People Bearing Glass Wombs Should Not Throw Policy Stones

I think Obama’s response to the news that Sarah Palin’s 17-year old daughter is perfect: to stress that a teenaged mom, with the support of her family, can still raise her child to be President.

… my mother had me when she was 18. How family deals with issues and teen-age children – that shouldn’t be the topic of our politics.

It sounds like Bristol Palin will have the family support to go through a challenging, life-changing event, and I hope that support helps her succeed at being a teenaged mom as well as Obama’s mother did.

That said, I think Nate’s question–asking why, if this is such a shameless event, the family and campaign hid that news over the weekend–is an important one.

I think it’s wonderful that Bristol Palin has chosen to have her baby, and I’m sure that she’ll make a wonderful mother.

But if it’s such a wonderful thing, let’s be out and proud about it — not try and change the subject. Let’s disclose this in the People magazine interview. Let’s not bury the news when there’s literally a hurricane bearing down on Louisiana. And let’s sure as hell not confuse the overheated rantings of the liberal blogosphere for the series of decisions made months ago by mother and by daughter that led to a 17-year-old child becoming pregnant.

The media ought to be more responsible than to take the McCain campaign’s spin at face value. If that irrelevant distraction about rumors in the blogosphere belongs in this — than certainly things like these do: What is Palin’s position on contraception? What is her position on sex education? Does she believe that sex outside of marriage is immoral? These questions are not remotely personal, but they’re certainly a part of the story.

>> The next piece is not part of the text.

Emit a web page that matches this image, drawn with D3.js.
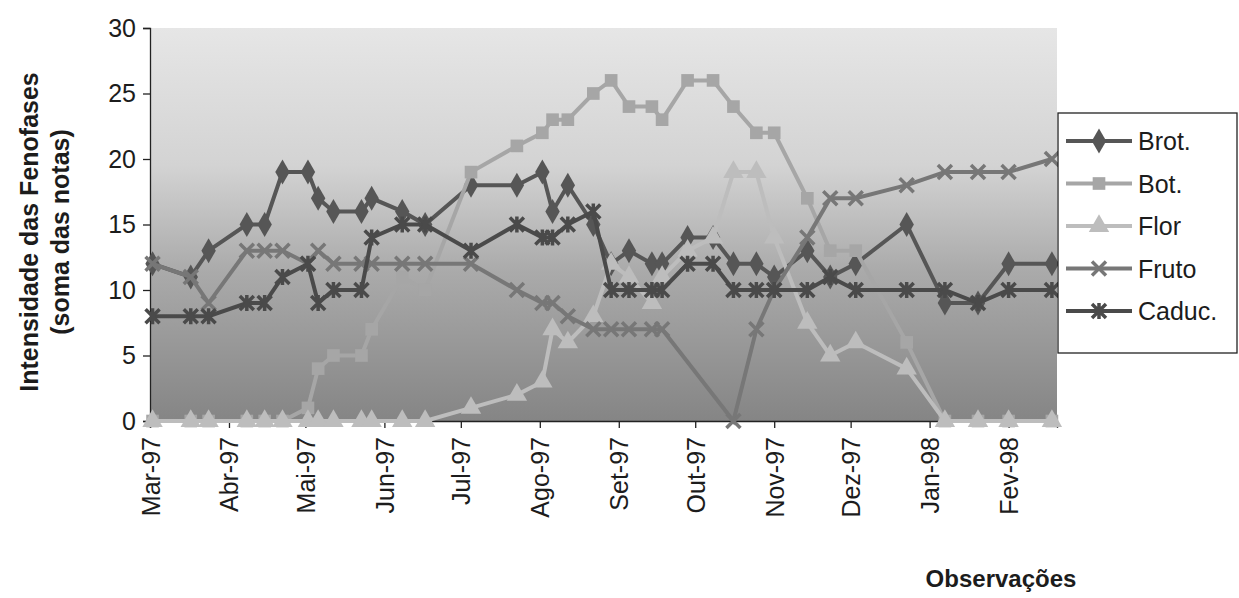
<!DOCTYPE html>
<html>
<head>
<meta charset="utf-8">
<script src="https://cdn.jsdelivr.net/npm/d3@7/dist/d3.min.js"></script>
<style>
body{margin:0;background:#fff;}
text{font-family:"Liberation Sans",Arial,sans-serif;fill:#1c1c1c;}
</style>
</head>
<body>
<script>
//wrap everything in a self-executing anonymous function
(function(){

//observation dates
var dates = ["1997-03-02","1997-03-17","1997-03-24","1997-04-08","1997-04-15","1997-04-22",
    "1997-05-02","1997-05-06","1997-05-12","1997-05-23","1997-05-27","1997-06-08","1997-06-17",
    "1997-07-05","1997-07-23","1997-08-02","1997-08-06","1997-08-12","1997-08-22","1997-08-29",
    "1997-09-05","1997-09-14","1997-09-18","1997-09-28","1997-10-08","1997-10-16","1997-10-25",
    "1997-11-01","1997-11-14","1997-11-23","1997-12-03","1997-12-23","1998-01-07","1998-01-20",
    "1998-02-01","1998-02-18"];

//series values (soma das notas)
var brot  = [12,11,13,15,15,19,19,17,16,16,17,16,15,18,18,19,16,18,15,12,13,12,12,14,14,12,12,11,13,11,12,15,9,9,12,12];
var bot   = [0,0,0,0,0,0,1,4,5,5,7,11,10,19,21,22,23,23,25,26,24,24,23,26,26,24,22,22,17,13,13,6,0,0,0,0];
var flor  = [0,0,0,0,0,0,0,0,0,0,0,0,0,1,2,3,7,6,8,12,11,9,11,13,14,19,19,14,7.5,5,6,4,0,0,0,0];
var fruto = [12,11,9,13,13,13,12,13,12,12,12,12,12,12,10,9,9,8,7,7,7,7,7,null,null,0,7,10,14,17,17,18,19,19,19,20];
var caduc = [8,8,8,9,9,11,12,9,10,10,14,15,15,13,15,14,14,15,16,10,10,10,10,12,12,10,10,10,10,11,10,10,10,9,10,10];

var seriesNames = ["Brot.","Bot.","Flor","Fruto","Caduc."];
var monthNames = ["Jan","Fev","Mar","Abr","Mai","Jun","Jul","Ago","Set","Out","Nov","Dez"];
var yTicks = [0,5,10,15,20,25,30];

drawChart();

function drawChart(){
    var width = 1239,
        height = 598;
    var left = 150, right = 1057, top = 28, bottom = 421;

    var svg = d3.select("body")
        .append("svg")
        .attr("width", width)
        .attr("height", height);

    var parse = d3.utcParse("%Y-%m-%d");
    var x = d3.scaleUtc()
        .domain([parse("1997-03-01"), parse("1998-02-20")])
        .range([left, right]);
    var y = d3.scaleLinear()
        .domain([0, 30])
        .range([bottom, top]);

    //plot area gradient
    var grad = svg.append("defs").append("linearGradient")
        .attr("id", "bg")
        .attr("x1", 0).attr("y1", 0).attr("x2", 0).attr("y2", 1);
    [["0%","#e6e6e6"],["35%","#d3d3d3"],["62%","#aaaaaa"],["100%","#858585"]].forEach(function(s){
        grad.append("stop").attr("offset", s[0]).attr("stop-color", s[1]);
    });
    svg.append("rect")
        .attr("x", left).attr("y", top)
        .attr("width", right - left).attr("height", bottom - top)
        .attr("fill", "url(#bg)");

    //axes
    var yAxis = svg.append("g")
        .attr("transform", "translate(" + left + ",0)")
        .call(d3.axisLeft(y).tickValues(yTicks).tickSize(7).tickPadding(7));
    yAxis.selectAll("text").style("font-size", "25px");

    var xAxis = svg.append("g")
        .attr("transform", "translate(0," + bottom + ")")
        .call(d3.axisBottom(x)
            .ticks(d3.utcMonth.every(1))
            .tickSize(7)
            .tickFormat(function(d){
                return monthNames[d.getUTCMonth()] + "-" + String(d.getUTCFullYear()).slice(2);
            }));
    xAxis.selectAll("text")
        .style("font-size", "25px")
        .style("text-anchor", "end")
        .attr("transform", "rotate(-90)")
        .attr("x", -16)
        .attr("y", 0)
        .attr("dy", "0.36em");
    svg.selectAll(".domain, .tick line").attr("stroke", "#222").attr("stroke-width", 1.3);

    //axis titles
    var yTitle = svg.append("text")
        .attr("transform", "translate(38,232) rotate(-90)")
        .attr("text-anchor", "middle")
        .style("font-size", "25px")
        .style("font-weight", "bold");
    yTitle.append("tspan").attr("x", 0).attr("dy", 0).text("Intensidade das Fenofases");
    yTitle.append("tspan").attr("x", 0).attr("dy", 31).text("(soma das notas)");

    svg.append("text")
        .attr("x", 1001).attr("y", 587)
        .attr("text-anchor", "middle")
        .style("font-size", "24px")
        .style("font-weight", "bold")
        .text("Observações");

    //series definitions
    var series = [
        {name: seriesNames[0], values: brot,  color: "#565656", shape: "diamond"},
        {name: seriesNames[1], values: bot,   color: "#a6a6a6", shape: "square"},
        {name: seriesNames[2], values: flor,  color: "#bdbdbd", shape: "triangle"},
        {name: seriesNames[3], values: fruto, color: "#777777", shape: "cross"},
        {name: seriesNames[4], values: caduc, color: "#4a4a4a", shape: "star"}
    ];

    var line = d3.line()
        .x(function(d){ return x(d.date); })
        .y(function(d){ return y(d.value); });

    series.forEach(function(s){
        var pts = [];
        s.values.forEach(function(v, i){
            if (v !== null) pts.push({date: parse(dates[i]), value: v});
        });
        var g = svg.append("g");
        g.append("path")
            .datum(pts)
            .attr("fill", "none")
            .attr("stroke", s.color)
            .attr("stroke-width", 4)
            .attr("d", line);
        g.selectAll(".mk")
            .data(pts)
            .enter()
            .append("g")
            .attr("transform", function(d){ return "translate(" + x(d.date) + "," + y(d.value) + ")"; })
            .each(function(){ addMarker(d3.select(this), s.shape, s.color); });
    });

    //legend
    var lg = svg.append("g");
    lg.append("rect")
        .attr("x", 1058).attr("y", 113)
        .attr("width", 179).attr("height", 240)
        .attr("fill", "#fff")
        .attr("stroke", "#222")
        .attr("stroke-width", 1.3);
    series.forEach(function(s, i){
        var ly = 141 + i * 42.5;
        lg.append("line")
            .attr("x1", 1066).attr("x2", 1132)
            .attr("y1", ly).attr("y2", ly)
            .attr("stroke", s.color).attr("stroke-width", 4);
        addMarker(lg.append("g").attr("transform", "translate(1099," + ly + ")"), s.shape, s.color);
        lg.append("text")
            .attr("x", 1138).attr("y", ly)
            .attr("dy", "0.36em")
            .style("font-size", "25px")
            .text(s.name);
    });
}

//draw one marker shape into a group
function addMarker(g, shape, color){
    if (shape == "diamond"){
        g.append("path").attr("d", d3.symbol().type(d3.symbolDiamond).size(180)()).attr("fill", color);
    } else if (shape == "square"){
        g.append("path").attr("d", d3.symbol().type(d3.symbolSquare).size(160)()).attr("fill", color);
    } else if (shape == "triangle"){
        g.append("path").attr("d", d3.symbol().type(d3.symbolTriangle).size(180)()).attr("fill", color);
    } else if (shape == "cross"){
        g.append("path").attr("d", "M-7,-7L7,7M-7,7L7,-7")
            .attr("stroke", color).attr("stroke-width", 3.5).attr("fill", "none");
    } else {
        g.append("path").attr("d", "M-7,-7L7,7M-7,7L7,-7M0,-8L0,8")
            .attr("stroke", color).attr("stroke-width", 3.5).attr("fill", "none");
    }
}

})();
</script>
</body>
</html>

Likewise, I agree with Anonymous Liberal’s point: this rumor got started not by liberal bloggers, but by Republicans in Alaska wondering why a 44-year woman carrying a high-risk child would delay medical attention for over 10 hours after she went into labor.

I know for a fact that is not true. The reason I know that is because I first heard the rumor within minutes of the media reporting that Palin had been tapped to be McCain’s VP. And I heard from friends from Alaska, not liberal bloggers. This rumor was already widespread in Alaska (and widely believed) and it had everything to do with the strange circumstances surrounding Trig’s birth, not partisan politics. In particular, the rumor was fostered by the exceptionally bizarre story of how Palin–a 44 year old woman with a high-risk pregnancy–boarded an eight hour commercial flight from Dallas to Anchorage after her water broke and she started having contractions. That’s a strange story, and if you doubt that, go ask any obstetrician or nurse midwife.

The news that Bristol is pregnant doesn’t answer any of the real underlying questions here (questions asked by Republicans in Alaska long before Democrats on blogs asked): why did Sarah Palin endanger her child and herself to even travel to the energy meeting in Texas, much less return home after she went into labor?

The answer is, ultimately, that’s a decision that Palin and her doctors made. But that’s precisely the decision that Palin would deny other women, the ability to make reproductive choice decisions based solely on the expert advice of her doctor.

Similarly, the Palins are making much of the fact that Bristol made a "decision to have her baby"–suggesting that she, their daughter, is entitled to a choice that Governor Palin thinks other women should not have.

And finally, Sarah Palin is demanding that the press "respect our daughter and Levi’s privacy." Frankly, I agree–the press should leave Bristol alone. She’s going to have a tough enough time in the coming months and years without the focus of a Presidential campaign. But there, too, Palin is asking something for her daughter she would deny other women. In both her radical stance opposing abortion in cases of rape and in her refusal to teach teenagers anything but how to say "no," she’s inserting the government into other women’s private acts, their reproductive choices. She’s advocating a far right policy that she would not apply to her own family.

Frankly, in both Governor Palin’s decision to make that risky trip to Texas and in Bristols "decision" to have her baby, the Palin women prove themselves to be pro choice.

For themselves.

But Governor Palin seems to believe only she, the governor, and her own family are entitled to make their own reproductive choices. That’s what John McCain picked as his running mate: a woman who believes she and her family are entitled to make their own reproductive choices. But not you and I.